WHAT IS EXPECTED:
From the entries below, count every line that contains the word "page". Please give the number and nothing else.

DATA SUPPLIED:
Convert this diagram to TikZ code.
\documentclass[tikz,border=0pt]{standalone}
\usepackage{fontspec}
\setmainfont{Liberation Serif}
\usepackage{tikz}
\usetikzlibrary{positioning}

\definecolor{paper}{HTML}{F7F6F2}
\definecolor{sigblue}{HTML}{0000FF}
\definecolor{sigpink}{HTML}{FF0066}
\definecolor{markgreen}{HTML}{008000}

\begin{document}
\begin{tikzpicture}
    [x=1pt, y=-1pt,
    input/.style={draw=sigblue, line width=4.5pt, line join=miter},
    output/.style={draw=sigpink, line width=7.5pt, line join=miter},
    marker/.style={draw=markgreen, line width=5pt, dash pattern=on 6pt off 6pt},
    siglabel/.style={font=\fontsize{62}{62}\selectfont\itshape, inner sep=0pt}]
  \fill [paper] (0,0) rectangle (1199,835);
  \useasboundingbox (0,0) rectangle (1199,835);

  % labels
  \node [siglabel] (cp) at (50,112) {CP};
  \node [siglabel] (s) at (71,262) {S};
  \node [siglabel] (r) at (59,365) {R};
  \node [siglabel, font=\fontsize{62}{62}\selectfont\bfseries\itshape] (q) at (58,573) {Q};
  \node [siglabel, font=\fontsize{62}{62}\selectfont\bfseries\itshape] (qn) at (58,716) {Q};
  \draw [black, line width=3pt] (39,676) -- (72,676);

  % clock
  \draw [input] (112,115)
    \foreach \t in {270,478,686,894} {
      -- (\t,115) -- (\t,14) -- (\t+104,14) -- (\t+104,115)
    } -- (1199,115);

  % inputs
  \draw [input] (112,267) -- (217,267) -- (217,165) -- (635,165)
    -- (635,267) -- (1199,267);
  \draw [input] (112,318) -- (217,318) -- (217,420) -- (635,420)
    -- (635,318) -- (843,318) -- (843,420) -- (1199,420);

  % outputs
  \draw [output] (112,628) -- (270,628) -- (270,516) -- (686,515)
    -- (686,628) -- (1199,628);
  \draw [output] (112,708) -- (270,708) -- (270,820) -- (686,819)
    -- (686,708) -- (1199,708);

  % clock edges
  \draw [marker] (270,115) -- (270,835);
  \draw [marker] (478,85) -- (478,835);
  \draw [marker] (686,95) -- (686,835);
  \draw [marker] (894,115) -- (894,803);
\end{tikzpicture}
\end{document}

---

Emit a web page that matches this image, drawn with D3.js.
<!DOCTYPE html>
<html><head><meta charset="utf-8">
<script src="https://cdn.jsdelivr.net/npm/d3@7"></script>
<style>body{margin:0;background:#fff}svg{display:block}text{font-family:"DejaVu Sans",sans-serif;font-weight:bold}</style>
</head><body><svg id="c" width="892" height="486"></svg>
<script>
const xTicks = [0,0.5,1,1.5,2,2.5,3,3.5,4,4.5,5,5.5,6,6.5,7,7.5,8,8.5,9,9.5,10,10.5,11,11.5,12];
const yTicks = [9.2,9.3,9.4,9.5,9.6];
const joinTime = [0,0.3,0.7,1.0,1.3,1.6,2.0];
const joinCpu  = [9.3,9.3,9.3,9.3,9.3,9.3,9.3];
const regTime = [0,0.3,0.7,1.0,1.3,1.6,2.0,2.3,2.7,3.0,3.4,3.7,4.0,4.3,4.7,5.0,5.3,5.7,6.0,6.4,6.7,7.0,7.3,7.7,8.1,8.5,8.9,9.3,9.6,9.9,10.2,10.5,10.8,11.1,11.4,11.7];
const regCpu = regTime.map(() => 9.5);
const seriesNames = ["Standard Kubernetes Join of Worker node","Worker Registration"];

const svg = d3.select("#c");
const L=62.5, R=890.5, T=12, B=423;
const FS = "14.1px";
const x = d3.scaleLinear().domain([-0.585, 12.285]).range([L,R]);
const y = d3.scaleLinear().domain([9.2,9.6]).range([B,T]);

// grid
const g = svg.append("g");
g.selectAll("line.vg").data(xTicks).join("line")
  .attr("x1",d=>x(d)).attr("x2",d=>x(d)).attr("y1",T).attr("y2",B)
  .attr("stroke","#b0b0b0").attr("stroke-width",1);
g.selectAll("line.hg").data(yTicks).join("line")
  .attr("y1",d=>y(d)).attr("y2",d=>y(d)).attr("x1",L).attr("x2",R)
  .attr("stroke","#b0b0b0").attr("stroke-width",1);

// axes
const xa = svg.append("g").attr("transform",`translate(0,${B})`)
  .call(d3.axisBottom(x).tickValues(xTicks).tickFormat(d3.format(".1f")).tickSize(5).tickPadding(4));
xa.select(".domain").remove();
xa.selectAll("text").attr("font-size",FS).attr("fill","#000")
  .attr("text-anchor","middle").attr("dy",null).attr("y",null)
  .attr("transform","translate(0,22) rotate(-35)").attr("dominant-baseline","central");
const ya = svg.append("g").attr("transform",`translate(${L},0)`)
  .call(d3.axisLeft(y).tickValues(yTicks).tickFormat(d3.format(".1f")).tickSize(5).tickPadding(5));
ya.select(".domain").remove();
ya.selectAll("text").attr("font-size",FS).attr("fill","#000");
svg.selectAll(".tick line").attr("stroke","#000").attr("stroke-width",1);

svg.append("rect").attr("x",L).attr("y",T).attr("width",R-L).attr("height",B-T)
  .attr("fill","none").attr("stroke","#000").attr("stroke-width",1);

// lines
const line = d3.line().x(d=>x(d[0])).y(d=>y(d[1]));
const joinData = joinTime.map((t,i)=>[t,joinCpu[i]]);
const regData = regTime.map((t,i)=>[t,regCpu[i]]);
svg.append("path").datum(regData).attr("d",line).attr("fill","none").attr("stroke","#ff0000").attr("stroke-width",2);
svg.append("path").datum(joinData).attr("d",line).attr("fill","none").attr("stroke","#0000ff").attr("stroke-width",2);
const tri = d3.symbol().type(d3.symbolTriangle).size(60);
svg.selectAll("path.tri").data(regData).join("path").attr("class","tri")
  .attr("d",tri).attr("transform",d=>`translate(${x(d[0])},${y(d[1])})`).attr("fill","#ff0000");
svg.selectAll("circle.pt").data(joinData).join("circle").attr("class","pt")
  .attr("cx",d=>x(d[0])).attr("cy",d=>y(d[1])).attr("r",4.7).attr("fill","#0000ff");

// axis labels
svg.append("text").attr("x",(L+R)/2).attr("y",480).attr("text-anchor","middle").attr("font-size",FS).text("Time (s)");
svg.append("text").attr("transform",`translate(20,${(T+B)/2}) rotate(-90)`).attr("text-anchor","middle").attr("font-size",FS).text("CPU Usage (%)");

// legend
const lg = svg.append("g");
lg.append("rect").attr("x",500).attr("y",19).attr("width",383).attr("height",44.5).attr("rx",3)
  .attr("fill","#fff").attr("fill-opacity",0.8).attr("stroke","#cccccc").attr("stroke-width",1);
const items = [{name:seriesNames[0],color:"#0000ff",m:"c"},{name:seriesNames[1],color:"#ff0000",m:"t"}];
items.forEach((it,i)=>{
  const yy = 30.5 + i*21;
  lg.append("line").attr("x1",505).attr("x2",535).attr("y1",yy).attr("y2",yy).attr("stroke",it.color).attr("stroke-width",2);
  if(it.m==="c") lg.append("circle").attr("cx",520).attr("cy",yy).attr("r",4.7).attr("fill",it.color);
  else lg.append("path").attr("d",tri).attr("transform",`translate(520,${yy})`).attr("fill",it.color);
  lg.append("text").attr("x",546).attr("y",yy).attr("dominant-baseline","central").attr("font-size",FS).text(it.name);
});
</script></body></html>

--

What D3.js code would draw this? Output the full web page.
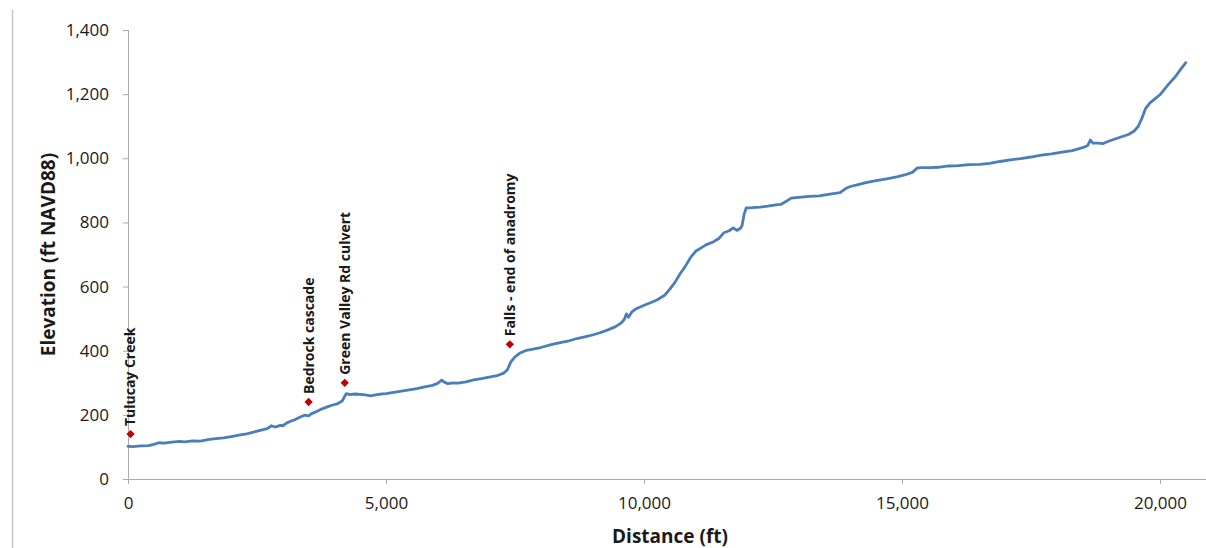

THE RESULT:
2